RECORD LIST:
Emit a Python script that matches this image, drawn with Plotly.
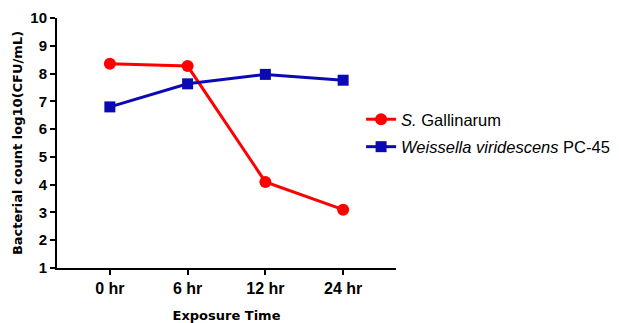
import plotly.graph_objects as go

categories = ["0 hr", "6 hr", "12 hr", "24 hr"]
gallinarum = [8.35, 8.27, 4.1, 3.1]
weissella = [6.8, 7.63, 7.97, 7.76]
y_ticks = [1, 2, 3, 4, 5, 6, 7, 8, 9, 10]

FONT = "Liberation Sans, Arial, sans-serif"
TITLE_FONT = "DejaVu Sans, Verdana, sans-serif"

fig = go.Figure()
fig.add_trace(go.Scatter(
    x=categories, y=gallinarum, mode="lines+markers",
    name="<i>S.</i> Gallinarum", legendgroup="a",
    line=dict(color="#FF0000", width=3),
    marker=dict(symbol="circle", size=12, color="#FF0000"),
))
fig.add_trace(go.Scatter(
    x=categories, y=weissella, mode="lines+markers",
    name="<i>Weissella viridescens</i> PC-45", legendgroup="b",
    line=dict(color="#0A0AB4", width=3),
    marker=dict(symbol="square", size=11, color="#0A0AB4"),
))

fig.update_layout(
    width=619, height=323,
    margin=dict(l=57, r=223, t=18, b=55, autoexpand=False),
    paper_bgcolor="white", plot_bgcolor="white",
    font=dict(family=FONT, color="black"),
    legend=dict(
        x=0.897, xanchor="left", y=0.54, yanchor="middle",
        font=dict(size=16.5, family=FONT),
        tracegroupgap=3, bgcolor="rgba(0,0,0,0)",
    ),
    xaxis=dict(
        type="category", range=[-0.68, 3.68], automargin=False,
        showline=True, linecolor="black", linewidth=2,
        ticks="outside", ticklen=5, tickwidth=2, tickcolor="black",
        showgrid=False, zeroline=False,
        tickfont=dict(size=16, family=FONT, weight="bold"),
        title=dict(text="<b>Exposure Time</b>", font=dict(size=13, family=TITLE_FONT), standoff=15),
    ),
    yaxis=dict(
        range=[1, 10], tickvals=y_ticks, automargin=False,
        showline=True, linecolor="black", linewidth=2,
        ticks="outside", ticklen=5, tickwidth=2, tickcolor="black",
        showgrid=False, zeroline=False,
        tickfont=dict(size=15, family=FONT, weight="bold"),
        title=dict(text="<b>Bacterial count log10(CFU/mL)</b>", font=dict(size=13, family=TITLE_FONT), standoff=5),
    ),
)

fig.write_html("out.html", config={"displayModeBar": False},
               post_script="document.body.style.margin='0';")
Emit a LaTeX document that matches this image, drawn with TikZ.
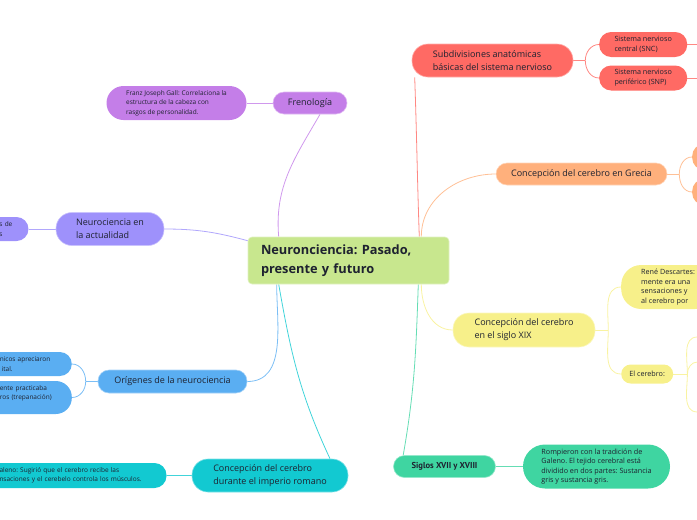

WRITTEN REQUEST: Quote the preceding records in their entirety, excluding every picture.

ANSWER TO THE PROBLEM:
Emit a Python script that matches this image, drawn with Plotly.
import plotly.graph_objects as go

categories = ["0 hr", "6 hr", "12 hr", "24 hr"]
gallinarum = [8.35, 8.27, 4.1, 3.1]
weissella = [6.8, 7.63, 7.97, 7.76]
y_ticks = [1, 2, 3, 4, 5, 6, 7, 8, 9, 10]

FONT = "Liberation Sans, Arial, sans-serif"
TITLE_FONT = "DejaVu Sans, Verdana, sans-serif"

fig = go.Figure()
fig.add_trace(go.Scatter(
    x=categories, y=gallinarum, mode="lines+markers",
    name="<i>S.</i> Gallinarum", legendgroup="a",
    line=dict(color="#FF0000", width=3),
    marker=dict(symbol="circle", size=12, color="#FF0000"),
))
fig.add_trace(go.Scatter(
    x=categories, y=weissella, mode="lines+markers",
    name="<i>Weissella viridescens</i> PC-45", legendgroup="b",
    line=dict(color="#0A0AB4", width=3),
    marker=dict(symbol="square", size=11, color="#0A0AB4"),
))

fig.update_layout(
    width=619, height=323,
    margin=dict(l=57, r=223, t=18, b=55, autoexpand=False),
    paper_bgcolor="white", plot_bgcolor="white",
    font=dict(family=FONT, color="black"),
    legend=dict(
        x=0.897, xanchor="left", y=0.54, yanchor="middle",
        font=dict(size=16.5, family=FONT),
        tracegroupgap=3, bgcolor="rgba(0,0,0,0)",
    ),
    xaxis=dict(
        type="category", range=[-0.68, 3.68], automargin=False,
        showline=True, linecolor="black", linewidth=2,
        ticks="outside", ticklen=5, tickwidth=2, tickcolor="black",
        showgrid=False, zeroline=False,
        tickfont=dict(size=16, family=FONT, weight="bold"),
        title=dict(text="<b>Exposure Time</b>", font=dict(size=13, family=TITLE_FONT), standoff=15),
    ),
    yaxis=dict(
        range=[1, 10], tickvals=y_ticks, automargin=False,
        showline=True, linecolor="black", linewidth=2,
        ticks="outside", ticklen=5, tickwidth=2, tickcolor="black",
        showgrid=False, zeroline=False,
        tickfont=dict(size=15, family=FONT, weight="bold"),
        title=dict(text="<b>Bacterial count log10(CFU/mL)</b>", font=dict(size=13, family=TITLE_FONT), standoff=5),
    ),
)

fig.write_html("out.html", config={"displayModeBar": False},
               post_script="document.body.style.margin='0';")
Emit a LaTeX document that matches this image, drawn with TikZ.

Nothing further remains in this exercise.